Network includes up-regulated miRNAs and candidate gene targets that were down-regulated in right atrial biopsies of AF patients compared to control subjects. The network helps to identify miRNAs targeting multiple DEGs and genes targeted by multiple miRNAs. Triangle nodes represent up-regulated miRNAs with red colour intensity according to FC. Rectangle nodes represent down-regulated genes with blue colouring according to FC. The darkness of the node to node edges correlates with the expression correlation value between a miRNA and its target gene. The darker the line, the closer to -1 is the correlation. All miRNA-gene pairs with correlation above -0.5 were excluded from the network. AF–atrial fibrillation; FC–fold-change.

Fig 4. Gene enrichment analysis of micro RNA target genes using GO terms and KEGG.

A. Analysis of up-regulated genes predicted to be targeted by down-regulated miRNAs. B. Analysis of down-regulated genes predicted to be targeted by up-regulated miRNAs. Enrichment cut-off was p <0.05 after Benjamini-Hochberg correction. BP–biological processes; CC–cellular component; GO–gene ontology; KEGG—Kyoto Encyclopedia of Genes and Genomes; MF–molecular function.
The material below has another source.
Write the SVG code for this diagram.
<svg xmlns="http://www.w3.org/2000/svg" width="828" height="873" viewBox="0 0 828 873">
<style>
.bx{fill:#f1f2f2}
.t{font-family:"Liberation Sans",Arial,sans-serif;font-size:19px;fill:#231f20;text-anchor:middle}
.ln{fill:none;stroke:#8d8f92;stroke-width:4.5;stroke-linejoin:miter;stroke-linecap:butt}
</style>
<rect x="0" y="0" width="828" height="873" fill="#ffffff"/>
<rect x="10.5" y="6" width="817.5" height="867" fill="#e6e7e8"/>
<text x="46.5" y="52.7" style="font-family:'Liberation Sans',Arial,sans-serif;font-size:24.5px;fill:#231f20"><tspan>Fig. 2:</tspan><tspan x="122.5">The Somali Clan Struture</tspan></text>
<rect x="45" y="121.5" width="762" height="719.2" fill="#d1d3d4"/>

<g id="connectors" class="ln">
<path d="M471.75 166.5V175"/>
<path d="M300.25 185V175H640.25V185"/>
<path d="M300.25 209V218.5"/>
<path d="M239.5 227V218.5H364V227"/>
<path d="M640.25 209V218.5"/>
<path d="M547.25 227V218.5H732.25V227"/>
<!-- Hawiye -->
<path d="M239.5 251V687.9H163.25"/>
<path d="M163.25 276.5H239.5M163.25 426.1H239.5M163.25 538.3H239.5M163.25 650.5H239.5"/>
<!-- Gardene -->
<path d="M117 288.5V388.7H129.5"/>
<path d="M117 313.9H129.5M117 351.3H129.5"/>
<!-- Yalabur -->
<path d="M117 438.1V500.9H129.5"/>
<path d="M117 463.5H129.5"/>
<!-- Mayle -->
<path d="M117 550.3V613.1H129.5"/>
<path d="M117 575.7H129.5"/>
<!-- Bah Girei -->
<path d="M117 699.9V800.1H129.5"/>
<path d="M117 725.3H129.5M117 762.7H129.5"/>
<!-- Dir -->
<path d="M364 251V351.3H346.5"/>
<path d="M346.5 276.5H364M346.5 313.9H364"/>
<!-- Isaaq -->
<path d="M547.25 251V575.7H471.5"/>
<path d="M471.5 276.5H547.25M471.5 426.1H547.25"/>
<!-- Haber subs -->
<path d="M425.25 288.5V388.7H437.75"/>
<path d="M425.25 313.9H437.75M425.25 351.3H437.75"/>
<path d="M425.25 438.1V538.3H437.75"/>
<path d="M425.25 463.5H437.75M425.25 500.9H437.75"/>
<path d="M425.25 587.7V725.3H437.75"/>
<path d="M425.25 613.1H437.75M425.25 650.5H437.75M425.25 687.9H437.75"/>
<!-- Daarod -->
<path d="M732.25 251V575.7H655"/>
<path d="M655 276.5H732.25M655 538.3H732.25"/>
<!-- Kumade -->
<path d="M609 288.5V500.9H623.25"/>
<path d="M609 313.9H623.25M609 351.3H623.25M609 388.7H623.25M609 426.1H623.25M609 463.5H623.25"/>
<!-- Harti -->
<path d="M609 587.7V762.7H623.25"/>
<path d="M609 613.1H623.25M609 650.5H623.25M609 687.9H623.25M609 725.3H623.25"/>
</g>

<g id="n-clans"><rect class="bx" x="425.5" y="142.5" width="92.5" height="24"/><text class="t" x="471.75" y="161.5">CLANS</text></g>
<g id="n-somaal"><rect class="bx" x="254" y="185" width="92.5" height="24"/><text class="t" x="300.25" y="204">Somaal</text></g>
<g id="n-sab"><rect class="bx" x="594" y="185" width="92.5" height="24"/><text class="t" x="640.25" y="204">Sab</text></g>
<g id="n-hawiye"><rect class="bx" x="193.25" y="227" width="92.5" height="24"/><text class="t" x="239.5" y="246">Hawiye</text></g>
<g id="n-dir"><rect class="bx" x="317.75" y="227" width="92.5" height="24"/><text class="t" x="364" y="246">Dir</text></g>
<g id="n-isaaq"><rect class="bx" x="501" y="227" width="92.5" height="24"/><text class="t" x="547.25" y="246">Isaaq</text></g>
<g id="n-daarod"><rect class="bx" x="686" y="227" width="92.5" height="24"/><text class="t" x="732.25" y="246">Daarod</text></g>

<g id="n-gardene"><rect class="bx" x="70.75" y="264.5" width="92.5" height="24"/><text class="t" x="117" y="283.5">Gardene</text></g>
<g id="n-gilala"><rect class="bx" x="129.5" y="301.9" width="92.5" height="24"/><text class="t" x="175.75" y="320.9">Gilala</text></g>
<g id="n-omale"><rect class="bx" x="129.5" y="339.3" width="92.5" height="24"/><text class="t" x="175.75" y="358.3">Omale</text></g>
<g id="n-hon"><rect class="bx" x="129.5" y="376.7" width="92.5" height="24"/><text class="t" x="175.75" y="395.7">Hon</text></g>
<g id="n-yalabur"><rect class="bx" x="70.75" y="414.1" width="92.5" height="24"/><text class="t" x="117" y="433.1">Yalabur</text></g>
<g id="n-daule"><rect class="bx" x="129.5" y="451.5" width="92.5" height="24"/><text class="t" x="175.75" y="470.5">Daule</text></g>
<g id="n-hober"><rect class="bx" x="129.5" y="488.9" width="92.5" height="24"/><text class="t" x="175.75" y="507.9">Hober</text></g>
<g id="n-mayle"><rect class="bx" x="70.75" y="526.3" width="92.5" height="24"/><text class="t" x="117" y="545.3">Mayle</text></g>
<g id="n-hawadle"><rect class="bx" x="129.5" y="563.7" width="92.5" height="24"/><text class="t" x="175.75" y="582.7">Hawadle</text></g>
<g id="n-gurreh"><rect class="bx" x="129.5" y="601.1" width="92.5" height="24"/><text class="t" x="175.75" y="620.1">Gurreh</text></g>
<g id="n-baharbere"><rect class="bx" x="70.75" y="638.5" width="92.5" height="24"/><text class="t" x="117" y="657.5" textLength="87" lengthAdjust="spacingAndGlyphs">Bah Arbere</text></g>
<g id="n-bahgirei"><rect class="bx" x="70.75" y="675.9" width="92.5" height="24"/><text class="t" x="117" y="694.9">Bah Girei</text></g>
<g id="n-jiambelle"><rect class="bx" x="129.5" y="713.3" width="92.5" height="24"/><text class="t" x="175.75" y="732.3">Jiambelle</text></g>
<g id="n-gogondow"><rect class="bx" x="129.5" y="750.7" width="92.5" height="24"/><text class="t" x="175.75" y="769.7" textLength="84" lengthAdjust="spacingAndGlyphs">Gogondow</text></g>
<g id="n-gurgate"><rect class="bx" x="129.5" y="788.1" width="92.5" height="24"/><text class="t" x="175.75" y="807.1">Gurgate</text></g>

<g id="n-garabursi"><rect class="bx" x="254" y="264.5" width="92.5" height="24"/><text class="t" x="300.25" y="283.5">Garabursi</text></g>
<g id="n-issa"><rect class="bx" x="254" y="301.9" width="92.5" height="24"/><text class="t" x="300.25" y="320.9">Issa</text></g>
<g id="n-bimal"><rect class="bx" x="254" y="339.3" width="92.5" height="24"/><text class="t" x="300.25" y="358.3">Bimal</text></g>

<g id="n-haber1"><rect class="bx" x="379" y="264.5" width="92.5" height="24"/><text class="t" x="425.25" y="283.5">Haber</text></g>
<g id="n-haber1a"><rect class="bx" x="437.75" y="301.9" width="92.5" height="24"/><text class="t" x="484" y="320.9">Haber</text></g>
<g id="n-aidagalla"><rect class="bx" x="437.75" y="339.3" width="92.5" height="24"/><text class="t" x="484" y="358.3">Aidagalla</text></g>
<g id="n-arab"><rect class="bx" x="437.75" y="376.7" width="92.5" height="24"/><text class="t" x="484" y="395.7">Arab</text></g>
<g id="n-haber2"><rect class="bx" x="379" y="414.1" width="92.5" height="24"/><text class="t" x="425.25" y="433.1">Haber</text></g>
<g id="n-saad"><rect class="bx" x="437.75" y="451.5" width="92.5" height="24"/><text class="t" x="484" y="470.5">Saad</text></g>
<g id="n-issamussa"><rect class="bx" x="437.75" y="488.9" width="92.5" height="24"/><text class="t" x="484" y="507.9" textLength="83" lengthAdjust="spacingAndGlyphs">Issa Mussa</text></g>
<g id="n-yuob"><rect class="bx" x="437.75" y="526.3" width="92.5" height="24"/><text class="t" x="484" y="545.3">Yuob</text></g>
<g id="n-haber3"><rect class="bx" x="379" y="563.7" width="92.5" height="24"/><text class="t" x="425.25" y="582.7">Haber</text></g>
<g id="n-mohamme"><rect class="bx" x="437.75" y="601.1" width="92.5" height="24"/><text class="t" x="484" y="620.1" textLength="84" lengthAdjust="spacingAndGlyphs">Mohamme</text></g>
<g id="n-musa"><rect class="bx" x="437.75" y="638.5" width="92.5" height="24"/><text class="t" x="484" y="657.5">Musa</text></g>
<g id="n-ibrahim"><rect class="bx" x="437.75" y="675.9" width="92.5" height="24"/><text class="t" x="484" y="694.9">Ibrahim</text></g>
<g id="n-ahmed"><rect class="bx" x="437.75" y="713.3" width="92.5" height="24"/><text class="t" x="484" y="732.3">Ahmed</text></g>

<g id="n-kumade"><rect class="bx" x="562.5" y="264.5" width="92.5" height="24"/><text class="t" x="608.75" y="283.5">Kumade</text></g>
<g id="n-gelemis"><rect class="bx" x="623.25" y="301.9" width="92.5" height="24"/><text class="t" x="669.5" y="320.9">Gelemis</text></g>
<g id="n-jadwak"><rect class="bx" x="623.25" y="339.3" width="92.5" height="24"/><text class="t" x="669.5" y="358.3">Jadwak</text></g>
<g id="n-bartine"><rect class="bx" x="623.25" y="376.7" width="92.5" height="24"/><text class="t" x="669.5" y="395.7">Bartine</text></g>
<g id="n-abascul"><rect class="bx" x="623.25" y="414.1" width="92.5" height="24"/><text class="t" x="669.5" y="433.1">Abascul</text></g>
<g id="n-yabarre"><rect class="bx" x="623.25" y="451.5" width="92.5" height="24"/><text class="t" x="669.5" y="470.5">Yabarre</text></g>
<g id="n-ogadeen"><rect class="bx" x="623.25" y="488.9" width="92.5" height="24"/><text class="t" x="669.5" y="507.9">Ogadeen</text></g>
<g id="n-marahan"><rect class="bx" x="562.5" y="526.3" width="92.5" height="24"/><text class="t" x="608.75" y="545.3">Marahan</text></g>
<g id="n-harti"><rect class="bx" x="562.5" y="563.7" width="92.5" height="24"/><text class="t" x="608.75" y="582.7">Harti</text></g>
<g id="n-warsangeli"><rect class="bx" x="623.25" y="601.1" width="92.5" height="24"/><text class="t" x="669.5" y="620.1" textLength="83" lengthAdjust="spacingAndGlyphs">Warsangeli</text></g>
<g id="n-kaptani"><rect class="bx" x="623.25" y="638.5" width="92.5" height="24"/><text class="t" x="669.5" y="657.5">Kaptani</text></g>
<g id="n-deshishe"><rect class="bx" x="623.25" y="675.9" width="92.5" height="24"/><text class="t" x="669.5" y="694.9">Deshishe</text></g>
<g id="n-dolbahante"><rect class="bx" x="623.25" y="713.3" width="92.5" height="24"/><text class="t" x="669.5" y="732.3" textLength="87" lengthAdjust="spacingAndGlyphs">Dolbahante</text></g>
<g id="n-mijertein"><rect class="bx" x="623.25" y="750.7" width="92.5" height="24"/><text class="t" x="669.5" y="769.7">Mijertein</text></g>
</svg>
Fig 5. AF related miRNA-gene regulatory networks build using Cytoscape.

MiRNAs previously associated with AF were selected to create a subset of the regulatory networks. A. Up-regulated miRNAs and candidate gene targets down-regulated in right atrial biopsies of AF patients compared to control subjects. B. Down-regulated miRNAs and candidate gene targets up-regulated in AF patients. Triangle nodes represent miRNAs and rectangle nodes represent target genes. Red colour intensity varies according to expression increase in FC and blue colouring according to decrease in FC. Edges connecting miRNA and genes are coloured according to Spearman correlation of expression data. The darker the line, the closer to -1 is the correlation. AF–atrial fibrillation; FC–fold-change.

Fig 6. Chromosome enrichment of AF related genetic elements.

Enrichment includes AF related SNPs and differentially expresses genes and miRNAs in right atrium biopsies of AF patients compared to control subjects. A. Chromosome plots showing the genomic location of all 1008 elements included in the study. B. High-density cluster identified in the q arm of chromosome 14 including genes MYH6 and MYH7, miR-208a/b and two AF-associated SNPs. AF–atrial fibrillation; SNPs–single nucleotide polymorphisms; Mbp–million base pairs.